Il s’agit ici d’examiner sur le plan de principe la question de conflit
entre les principes fondamentaux, en particulier le conflit entre le droit
de la religion et la liberté d’entreprise du moment qu’il est soulevé par les
conclusions de l’avocat général dans l’affaire C‑157/15, Mme Juliane Kokott, et l’arrêt de la CJUE y
afférent.
Certes, l’Union européenne est fondée sur des principes et droits
indivisibles comme le droit à la liberté de religion, droit de travailler,
liberté d’entreprise, liberté d’expression, l’interdiction du traitements
inhumains, la non-discrimination, etc. L’idéal serait de garantir, dans
toutes les situations de vie, une cohabitation entre l’ensemble des droits loin
de toute atteinte ou ingérence. Cependant, conscient que cette
présomption de cohabitation n’est pas absolue notamment dans la sphère de
l’entreprise, le législateur européen à encadré la sphère de l’entreprise par une texte dédié, d'où la naissance de la directive 2000/78. (voir article "à quoi sert la directive"). Ainsi, les rédacteurs de celle-ci ont aménagé les
rapports entre la liberté d’entreprise et les droits liés à la religion, aux convictions,
à l'handicap, à l'âge et à l'orientation sexuelle, et ce sur deux niveaux :
Au premier niveau, la directive 2000/78 consacre a
priori la priorité du droit de la religion sur la liberté d’entreprise en
milieu professionnel. Bien entendu, une
priorité de même valeur sur la liberté d’entreprise est accordée au même
titre que la religion aux convictions, à l'handicap, à l'âge et à
l'orientation sexuelle.
La directive consacre la priorité de ces droits sur la
liberté d’entreprise car c’est sa raison d’être. L’article 1 directive 2000/78 concentre son objet dans la lutte « contre la discrimination
fondée sur la religion ou les convictions, l'handicap, l'âge ou l'orientation
sexuelle, en ce qui concerne l'emploi et le travail ». La directive
2000/78 est institué pour protéger le droit de la religion et les autres droits
contre les effets discriminatoires découlant de l’exercice de la liberté
d’entreprise.
En d’autres termes, le législateur à travers cette directive protège
les salariés contre la discrimination émanant de l’employeur pour le simple
motif qu’ils appartiennent à une religion donnée ou possède des convictions
données ou présente un handicap donné ou ils sont d'un âge donné ou d'une
orientation sexuelle donnée.
Cette balance juridique en faveur du droit de la religion est affirmée
encore par le système de preuve instauré par la directive. D'après son article
10, le salarié (e) victime d’une différence de traitement bénéficie de la présomption de
discrimination, alors que la charge de la preuve du contraire incombe à
l’employeur présumé auteur de discrimination. (voir article "Terminologie et preuve de discrimination")

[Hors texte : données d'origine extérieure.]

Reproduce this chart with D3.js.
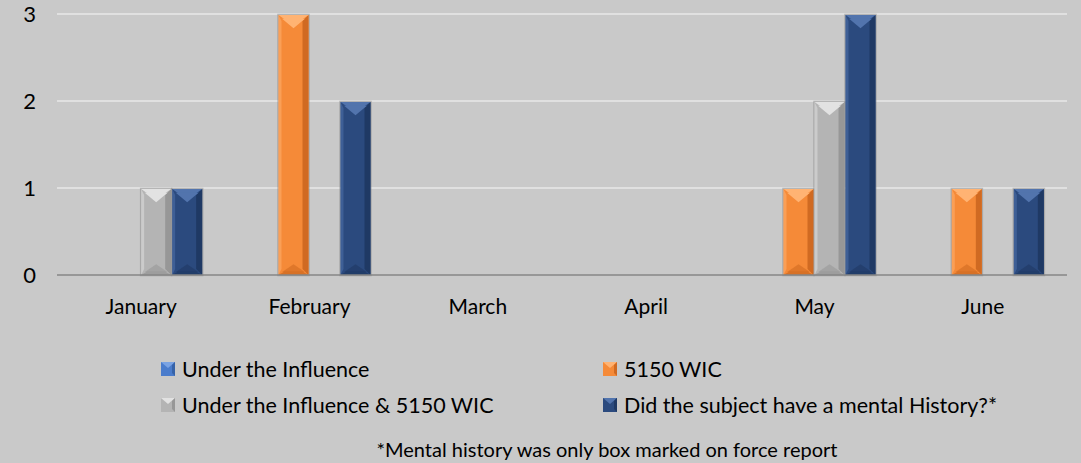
<!DOCTYPE html>
<html><head><meta charset="utf-8">
<script src="https://cdn.jsdelivr.net/npm/d3@7"></script>
<style>
html,body{margin:0;padding:0;background:#c9c9c9;}
svg{display:block;}
text{font-family:"Lato","Open Sans",sans-serif;fill:#000;}
</style></head>
<body><svg id="c" width="1081" height="463"></svg>
<script>
const categories = ["January","February","March","April","May","June"];
const seriesNames = ["Under the Influence","5150 WIC","Under the Influence & 5150 WIC","Did the subject have a mental History?*"];
const underInfluence = [0,0,0,0,0,0];
const wic5150 = [0,3,0,0,1,1];
const both = [1,0,0,0,2,0];
const mentalHistory = [1,2,0,0,3,1];
const yTicks = [0,1,2,3];
const footnote = "*Mental history was only box marked on force report";

const seriesValues = [underInfluence, wic5150, both, mentalHistory];
const colors = ["#4a7ccc","#f58a38","#b4b4b4","#2b4a7e"];
const lighter = ["#7aa3e3","#ffb373","#e2e2e2","#5274ad"];
const darker = ["#3763a8","#d06a22","#979797","#1f3964"];

const svg = d3.select("#c");
const W = 1081, H = 463;
svg.append("rect").attr("width",W).attr("height",H).attr("fill","#c9c9c9");

const m = {left:57, right:14};
const x0 = d3.scaleBand().domain(categories).range([m.left, W-m.right]).paddingInner(0).paddingOuter(0);
const x1 = d3.scaleBand().domain(d3.range(4)).range([0, x0.bandwidth()]).paddingInner(0).paddingOuter(0.715);
const y = d3.scaleLinear().domain([0,3]).range([275, 14]);

// gridlines
svg.append("g").selectAll("line").data(yTicks.filter(d=>d>0)).join("line")
  .attr("x1",m.left).attr("x2",W-m.right)
  .attr("y1",d=>y(d)).attr("y2",d=>y(d))
  .attr("stroke","#e0e0e0").attr("stroke-width",2);

// y tick labels
svg.append("g").selectAll("text").data(yTicks).join("text")
  .attr("x",36).attr("y",d=>y(d)).attr("dy","0.36em")
  .attr("text-anchor","end").attr("font-size",22).text(d=>d);

// bars
const bars = [];
categories.forEach((c,ci)=>{
  seriesValues.forEach((vals,si)=>{
    if (vals[ci] > 0) bars.push({c, si, v: vals[ci]});
  });
});
const g = svg.append("g");
bars.forEach(b=>{
  const bx = x0(b.c) + x1(b.si);
  const w = x1.bandwidth() - 1;
  const top = y(b.v)+1, bot = y(0);
  const h = bot - top;
  const bg = g.append("g");
  bg.append("rect").attr("x",bx-0.5).attr("y",top-0.5).attr("width",w+1).attr("height",h+1).attr("fill","none").attr("stroke","#8a8a8a").attr("stroke-opacity",0.5).attr("stroke-width",1.5);
  bg.append("rect").attr("x",bx).attr("y",top).attr("width",w).attr("height",h).attr("fill",colors[b.si]);
  const s = w*0.2;
  // right dark strip
  bg.append("polygon").attr("points",[[bx+w,top],[bx+w,bot],[bx+w-s,bot-s],[bx+w-s,top+s]].join(" ")).attr("fill",darker[b.si]);
  // left light strip
  bg.append("polygon").attr("points",[[bx,top],[bx,bot],[bx+s*0.5,bot-s],[bx+s*0.5,top+s]].join(" ")).attr("fill",lighter[b.si]).attr("opacity",0.5);
  // top light triangle
  bg.append("polygon").attr("points",[[bx,top],[bx+w,top],[bx+w-s,top+s*0.7],[bx+s,top+s*0.7]].join(" ")).attr("fill",lighter[b.si]);
  bg.append("polygon").attr("points",[[bx+s*0.6,top+s*0.7-0.5],[bx+w-s*0.6,top+s*0.7-0.5],[bx+w/2,top+s*2.2]].join(" ")).attr("fill",lighter[b.si]);
  // bottom darker
  bg.append("polygon").attr("points",[[bx,bot],[bx+w,bot],[bx+w-s,bot-s*0.6],[bx+s,bot-s*0.6]].join(" ")).attr("fill",darker[b.si]).attr("opacity",0.8);
  bg.append("polygon").attr("points",[[bx+s*0.6,bot-s*0.6+0.5],[bx+w-s*0.6,bot-s*0.6+0.5],[bx+w/2,bot-s*1.8]].join(" ")).attr("fill",darker[b.si]).attr("opacity",0.6);
});

// x axis line
svg.append("line").attr("x1",m.left).attr("x2",W-m.right).attr("y1",y(0)).attr("y2",y(0))
  .attr("stroke","#868686").attr("stroke-width",1.5);

// x labels
svg.append("g").selectAll("text").data(categories).join("text")
  .attr("x",d=>x0(d)+x0.bandwidth()/2).attr("y",306).attr("dy","0.36em")
  .attr("text-anchor","middle").attr("font-size",21).text(d=>d);

// legend
const legPos = [[161,369],[603,369],[161,405],[603,405]];
const lg = svg.append("g");
seriesNames.forEach((n,i)=>{
  const [lx,ly] = legPos[i];
  const k = lg.append("g");
  const sz = 14;
  k.append("rect").attr("x",lx).attr("y",ly-sz/2).attr("width",sz).attr("height",sz).attr("fill",colors[i]);
  k.append("polygon").attr("points",[[lx,ly-sz/2],[lx+sz,ly-sz/2],[lx+sz/2,ly-1]].join(" ")).attr("fill",lighter[i]);
  k.append("polygon").attr("points",[[lx+sz,ly-sz/2],[lx+sz,ly+sz/2],[lx+sz-3,ly+sz/2-3],[lx+sz-3,ly-sz/2+3]].join(" ")).attr("fill",darker[i]);
  k.append("text").attr("x",lx+21).attr("y",ly).attr("dy","0.36em").attr("font-size",21.5).text(n);
});

svg.append("text").attr("x",607).attr("y",450).attr("dy","0.36em").attr("text-anchor","middle")
  .attr("font-size",20).text(footnote);
</script></body></html>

Au deuxième niveau, la directive 2000/78 consacre la relativité de
la suprématie du droit de la religion sur la liberté d’entreprise et en
trace le contour. Elle prévoit exceptionnellement une hypothèse où le
droit de la religion cède la priorité à la liberté d’entreprise, de sorte
à ce qu’une différence de traitement peut être justifiée. Il s’agit
précisément de l’hypothèse prévue par l’article 4, paragraphe 1. (voir article "Régime juridique dérogatoire au principe de la
non-discrimination")
Généralement, dans toute affaire de discrimination liée au domaine de
l’emploi et du travail, les parties prenantes poursuivent deux pistes
:
· Soit la
confirmation ou l’infirmation de l’existence d’une discrimination directe ou
indirecte sur la base de l’article 2, paragraphe 2, sous a) et l’article 2,
paragraphe 2, sous b)
· Soit l’évocation de
l’une des deux dérogations au principe de non-discrimination sur la base de
l’article 2, paragraphe 2, b) sous i) ou sur celle de l’article 4, paragraphe
1,
En somme, le droit de la religion prime sur la liberté d’entreprise
notamment en matière d'emploi et de travail. La dérogation, correctement
utilisée, est le seul issu offert à l’employeur, présumé auteur de
discrimination, pour faire valoir la primauté de sa liberté d’entreprise sur le
droit de la religion des salariés afin de justifier son acte discriminatoire
s’il n’arrive pas à l’infirmer.
Ceci dit sur le plan juridique, qu’en est-il de la jurisprudence de la
CJUE ?
Comme elle a appliqué l’aménagement juridique de ce rapport entre la
religion et l’entreprise ?
Je repose ces questions car l’arrêt en question de la CJUE est controversé
à cause de certaines erreurs et incohérences décelées. Si cette analyse est vraie, les
conclusions qui en découlent nécessite un débat large à plus d’un titre.